The Downsides of Asynchronous
So, if the future of work is one where we are responsible for our own time and energy management, where does that leave us in terms of personal accountability?
Edward Harran, a long-term remote worker and expert on the study of time, has been testing a tool called Focusmate. The community exists to stop procrastination with a virtual coworking-like experience to help get things done. The company studied the science behind productivity and found social pressure was an important factor in delivering on tasks.
“Social pressure is the application of heightened demands on oneself when in the presence of others, in theory so as to fulfill certain implicit and explicit expectations and achieve social acceptance.” On Focusmate, Eddie gets matched with a stranger, they each state their specific goal for the session, work solo together for 50 minutes, and then discuss their outcomes. If working alongside each other has an impact on accountability, then it’s certainly a plus for synchronous work.
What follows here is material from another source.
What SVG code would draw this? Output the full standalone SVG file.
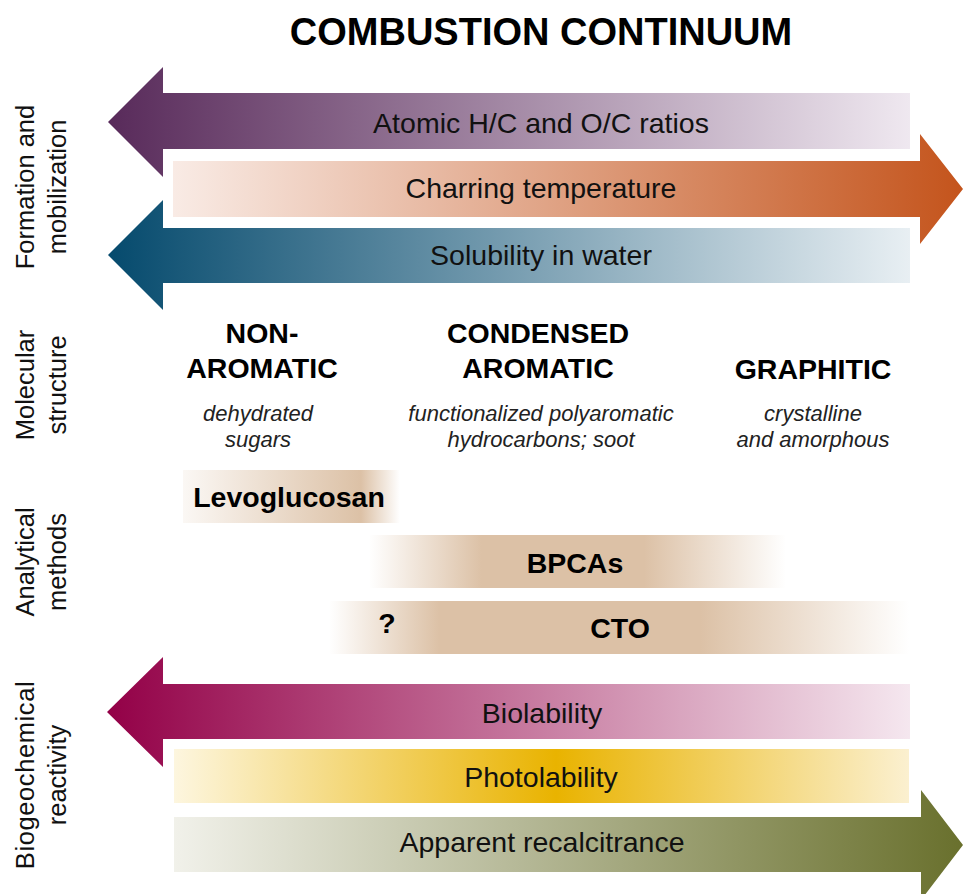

Another downside of not only asynchronous communication but also remote work is the isolation factor. Forget the hottest remote work communication or collaboration tool: none help if you’re feeling lonely in your day-to-day life.
One of the ways remote teams combat this is to provide team offsites and/or memberships to local coworking spaces. Outsite is a company founded in 2015 that helps companies host team retreats in 18 spaces all around the world. Fully distributed companies and even colocated companies like Google bring workers together for retreats to strengthen team bonds through in-person activities.
As an indie founder who left Silicon Valley to move to a little country town, I spent a chunk of time working at a coworking space this year in a bid to find a new local tribe. Based in Melbourne, One Roof is a space geared towards female founders. Its own founder Sheree Rubinstein sees many members join the space to combat the isolation of remote work.
She states: “A place to work is not enough in and of itself. Remote workers want to meet people, build their professional network, attend events, learn, upskill and be inspired. This is the sweet spot of coworking. In a good coworking space there will be a dedicated team to greet you, ensure you feel comfortable, keep you up to date with events and gatherings and introduce you to people who can support you.”
While I still worked asynchronously, I found travelling to a dedicated space very helpful for connection and support – and plus, I listened to many hours of podcasts on the train to and fro.
While there are some remote teams, such as InVision and GitLab, with thousands of remote workers, we still haven’t seen remote – and asynchronous – scale to the world’s largest organizations and Fortune 500 companies. There have also been examples of companies retiring work from home policies, as Yahoo infamously did. Therefore, we still need data and case studies for how asynchronous communication functions on scale.
In small teams with fresh hires, you can pretty much guarantee most workers are contributing and ‘showing up’. Employees that have mentally checked out, are unreliable, or aren’t on top of their workload can have an impact on the effectiveness of asynchronous. If you have a blocker or workplace conflict, it can be easier to resolve these in real-time.
While there are still limitations with asynchronous communication and remote work in general, I believe we will see a huge shift to true freedom and flexibility with evolving work methods and tools. Asynchronous will be the cornerstone of this change.